How North Korea’s neighbours view the nuclear threat


At the end of June, ECFR conducted a week-long discussion round between a group of Europeans and Asians in Tokyo under the title, How do Asians see their future? Not unexpectedly, on most issues different participants had very different answers to the question. However, the rise and future of China loomed large over the discussions.

Participants responded to a poll on the likelihood of conflicts in Asia, and the results showed that people were concerned about the potential for war between China and Vietnam and between China and Japan. But the greatest risk to Asia, according to Asian participants in the discussion, is North Korea. They feared that provocation could be followed by melt-down, which would lead to an intervention by China. Europeans placed North Korea as the second greatest risk to Asia.

The idea that North Korea is one of the greatest risks to Asian security is not new. Neither are questions about ways to support gradual change in North Korea and ways to avoid a sudden collapse. Debates among South Koreans, other Asians, and Europeans centred on ways to advance South Korean President Park Geun-hye’s Trustpolitik, as well as on lessons that could be drawn from Germany’s unification. However, the discussions made it clear that Asians and Europeans lack new ideas to deal with the North Korean threat. The same key factor recurred in all discussions on initiatives to build confidence and trust between North Korea and South Korea – to create a “Trustpolitik 2.0”. That key element was China.

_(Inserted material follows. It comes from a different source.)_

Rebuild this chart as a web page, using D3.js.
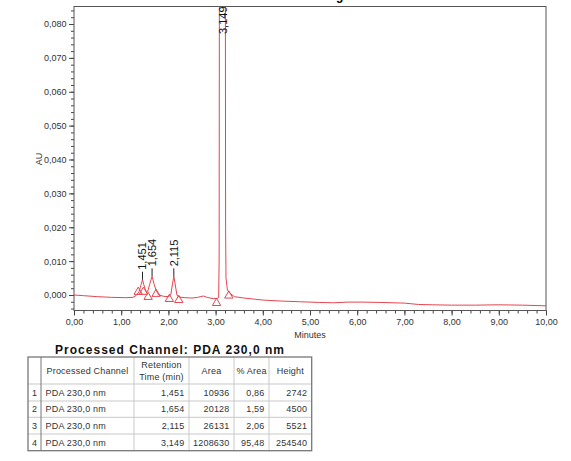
<!DOCTYPE html>
<html>
<head>
<meta charset="utf-8">
<script src="https://cdn.jsdelivr.net/npm/d3@7"></script>
<style>
  body { margin: 0; background: #fff; }
  text { font-family: "Liberation Sans", Arial, sans-serif; }
</style>
</head>
<body>
<div id="chart"></div>
<script>
// trace: minutes / AU
var traceTime = [0.00, 0.20, 0.50, 0.80, 1.10, 1.25, 1.32, 1.38, 1.42, 1.451, 1.48, 1.52, 1.56, 1.60, 1.654, 1.70, 1.75, 1.80, 1.90, 2.00,
                 2.05, 2.09, 2.115, 2.14, 2.18, 2.22, 2.35, 2.50, 2.62, 2.74, 2.82, 2.95, 3.03, 3.065, 3.075, 3.08, 3.10, 3.149, 3.19, 3.207,
                 3.212, 3.22, 3.25, 3.30, 3.40, 3.60, 3.80, 4.00, 4.40, 4.80, 5.20, 5.50, 5.80, 6.10, 6.50, 7.00, 7.30, 7.60, 8.00, 8.50,
                 9.00, 9.50, 10.00];
var traceAU = [0.0000, -0.0002, -0.0005, -0.0007, -0.0008, -0.0007, -0.0001, 0.0010, 0.0030, 0.0045, 0.0030, 0.0012, 0.0010, 0.0030, 0.0055, 0.0030, 0.0010, 0.0000, -0.0004, -0.0005,
               0.0000, 0.0035, 0.0055, 0.0035, 0.0000, -0.0006, -0.0008, -0.0009, -0.0007, -0.0003, -0.0007, -0.0011, -0.0010, -0.0008, 0.0100, 0.0900, 0.2000, 0.2545, 0.2000, 0.0900,
               0.0200, 0.0050, 0.0015, 0.0005, -0.0005, -0.0009, -0.0012, -0.0015, -0.0018, -0.0020, -0.0022, -0.0023, -0.0021, -0.0021, -0.0022, -0.0024, -0.0028, -0.0029, -0.0030, -0.0030,
               -0.0029, -0.0030, -0.0032];

var peakTime = [1.451, 1.654, 2.115, 3.149];
var peakLabel = ["1,451", "1,654", "2,115", "3,149"];
var peakApex = [0.0045, 0.0055, 0.0055, 0.2545];

// start / end markers (triangles)
var markTime = [1.36, 1.47, 1.57, 1.74, 2.02, 2.22, 3.02, 3.28];
var markAU = [0.0009, 0.0009, -0.0006, 0.0003, -0.0012, -0.0015, -0.0024, -0.0002];

var xTicks = [0, 1, 2, 3, 4, 5, 6, 7, 8, 9, 10];
var yTicks = [0, 0.01, 0.02, 0.03, 0.04, 0.05, 0.06, 0.07, 0.08];

// peak table
var tableHeader = ["", "Processed Channel", "Retention\nTime (min)", "Area", "% Area", "Height"];
var tableNum = ["1", "2", "3", "4"];
var tableChannel = ["PDA 230,0 nm", "PDA 230,0 nm", "PDA 230,0 nm", "PDA 230,0 nm"];
var tableRT = ["1,451", "1,654", "2,115", "3,149"];
var tableArea = ["10936", "20128", "26131", "1208630"];
var tablePct = ["0,86", "1,59", "2,06", "95,48"];
var tableHeight = ["2742", "4500", "5521", "254540"];

var red = "#e6454f";

var svg = d3.select("#chart")
  .append("svg")
    .attr("width", 571)
    .attr("height", 461);

var x = d3.scaleLinear().domain([0, 10]).range([74, 546]);
var y = d3.scaleLinear().domain([-0.00458, 0.08517]).range([310.5, 6.5]);

var comma = d3.formatLocale({decimal: ",", thousands: ".", grouping: [3], currency: ["", ""]});

// chart title, cut off by the top edge as in the source
svg.append("text")
  .attr("x", 206)
  .attr("y", -0.3)
  .style("font-size", "12px")
  .style("font-weight", "bold")
  .text("Auto-Scaled Chromatogram");

svg.append("clipPath")
  .attr("id", "plotclip")
  .append("rect")
    .attr("x", 74).attr("y", 6.5)
    .attr("width", 472).attr("height", 304);

// minor ticks
svg.append("g")
  .attr("transform", "translate(0,310.5)")
  .call(d3.axisBottom(x).tickValues(d3.range(0, 10.01, 0.2)).tickSize(3).tickSizeOuter(0).tickFormat(""))
  .call(g => g.select(".domain").remove())
  .selectAll("line").attr("stroke", "#444");
svg.append("g")
  .attr("transform", "translate(74,0)")
  .call(d3.axisLeft(y).tickValues(d3.range(-0.004, 0.0851, 0.002)).tickSize(3).tickSizeOuter(0).tickFormat(""))
  .call(g => g.select(".domain").remove())
  .selectAll("line").attr("stroke", "#444");

// major ticks + labels
var xAxis = svg.append("g")
  .attr("transform", "translate(0,310.5)")
  .call(d3.axisBottom(x).tickValues(xTicks).tickSize(5).tickSizeOuter(0).tickPadding(3).tickFormat(comma.format(".2f")));
var yAxis = svg.append("g")
  .attr("transform", "translate(74,0)")
  .call(d3.axisLeft(y).tickValues(yTicks).tickSize(5).tickSizeOuter(0).tickPadding(2.5).tickFormat(comma.format(".3f")));
[xAxis, yAxis].forEach(g => {
  g.selectAll("line").attr("stroke", "#444");
  g.select(".domain").remove();
  g.selectAll("text")
    .attr("fill", "#333")
    .style("font-size", "9px")
    .style("font-family", "'Liberation Sans', Arial, sans-serif");
});

// frame
svg.append("rect")
  .attr("x", 74).attr("y", 6.5)
  .attr("width", 472).attr("height", 304)
  .attr("fill", "none")
  .attr("stroke", "#555")
  .attr("stroke-width", 1);

svg.append("text")
  .attr("x", 310).attr("y", 337.5)
  .attr("text-anchor", "middle")
  .attr("fill", "#333")
  .style("font-size", "9px")
  .text("Minutes");

svg.append("text")
  .attr("transform", "translate(41.5,159)rotate(-90)")
  .attr("text-anchor", "middle")
  .attr("fill", "#333")
  .style("font-size", "9px")
  .text("AU");

// chromatogram
var idx = d3.range(traceTime.length);
var line = d3.line()
  .x(i => x(traceTime[i]))
  .y(i => y(traceAU[i]));

svg.append("path")
  .datum(idx)
  .attr("clip-path", "url(#plotclip)")
  .attr("d", line)
  .attr("fill", "none")
  .attr("stroke", red)
  .attr("stroke-width", 1);

// peak start/end markers
markTime.forEach((t, i) => {
  svg.append("path")
    .attr("d", d3.symbol(d3.symbolTriangle, 30)())
    .attr("transform", "translate(" + x(t) + "," + y(markAU[i]) + ")")
    .attr("fill", "none")
    .attr("stroke", red)
    .attr("stroke-width", 1);
});

// peak labels
peakTime.forEach((t, i) => {
  var px = x(t);
  var top = y(peakApex[i]);
  var start;
  if (top > 6.5) {
    svg.append("line")
      .attr("x1", px).attr("x2", px)
      .attr("y1", top).attr("y2", top - 8)
      .attr("stroke", "#222")
      .attr("stroke-width", 1);
    start = top - 10;
  } else {
    start = 34;
  }
  svg.append("text")
    .attr("transform", "translate(" + px + "," + start + ")rotate(-90)")
    .attr("dy", "0.36em")
    .attr("fill", "#111")
    .style("font-size", "11px")
    .text(peakLabel[i]);
});

// table
svg.append("text")
  .attr("x", 55).attr("y", 354)
  .attr("textLength", 229)
  .attr("lengthAdjust", "spacing")
  .style("font-size", "12px")
  .style("font-weight", "bold")
  .attr("fill", "#111")
  .text("Processed Channel: PDA 230,0 nm");

var colX = [28, 41, 134, 189, 234, 269, 311.7];
var rowY = [357, 384, 401, 417.3, 434, 450.7];
var tbl = svg.append("g");

// inner grid
colX.slice(2, -1).forEach(cx => {
  tbl.append("line").attr("x1", cx).attr("x2", cx).attr("y1", rowY[0]).attr("y2", rowY[5])
    .attr("stroke", "#c9c9c9");
});
rowY.slice(1, -1).forEach(ry => {
  tbl.append("line").attr("x1", colX[0]).attr("x2", colX[6]).attr("y1", ry).attr("y2", ry)
    .attr("stroke", "#c9c9c9");
});
tbl.append("line").attr("x1", colX[1]).attr("x2", colX[1]).attr("y1", rowY[0]).attr("y2", rowY[5])
  .attr("stroke", "#777");
tbl.append("rect")
  .attr("x", colX[0]).attr("y", rowY[0])
  .attr("width", colX[6] - colX[0]).attr("height", rowY[5] - rowY[0])
  .attr("fill", "none").attr("stroke", "#777").attr("stroke-width", 1.3);

function cell(txt, col, yy, align) {
  var tx = align == "start" ? colX[col] + 4.5 : align == "end" ? colX[col + 1] - 4.5 : (colX[col] + colX[col + 1]) / 2;
  tbl.append("text")
    .attr("x", tx).attr("y", yy)
    .attr("text-anchor", align)
    .attr("dy", "0.35em")
    .attr("fill", "#333")
    .style("font-size", "9px")
    .style("letter-spacing", "0.2px")
    .text(txt);
}

tableHeader.forEach((h, c) => {
  var parts = h.split("\n");
  if (parts.length == 2) {
    cell(parts[0], c, 365, "middle");
    cell(parts[1], c, 376.5, "middle");
  } else if (h) {
    cell(h, c, 370.5, "middle");
  }
});

tableNum.forEach((n, r) => {
  var ry = (rowY[r + 1] + rowY[r + 2]) / 2;
  cell(n, 0, ry, "middle");
  cell(tableChannel[r], 1, ry, "start");
  cell(tableRT[r], 2, ry, "end");
  cell(tableArea[r], 3, ry, "end");
  cell(tablePct[r], 4, ry, "end");
  cell(tableHeight[r], 5, ry, "end");
});
</script>
</body>
</html>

One Korean participant noted that Beijing might seem to be in favour of the status quo on the Korean Peninsula, rather than showing support for conflict resolution. Other participants suggested calling on China to be more articulate and forthcoming towards Pyongyang on denuclearisation and a peace dialogue. Europeans took a modest but realistic line: if Koreans can learn anything from Europe, and specifically from German unification, it should be to expect the unexpected. Europeans too could learn a lesson: whether the Korean peninsula faces chaos, unification, or the continuance of the status quo, there is still a lot of room for European engagement. As one European participant suggested, Europe should show Asia what it can do. For example, European leaders could help to strengthen trust and institution-building by carrying out more regular meetings and visits with South and North Korean leaders.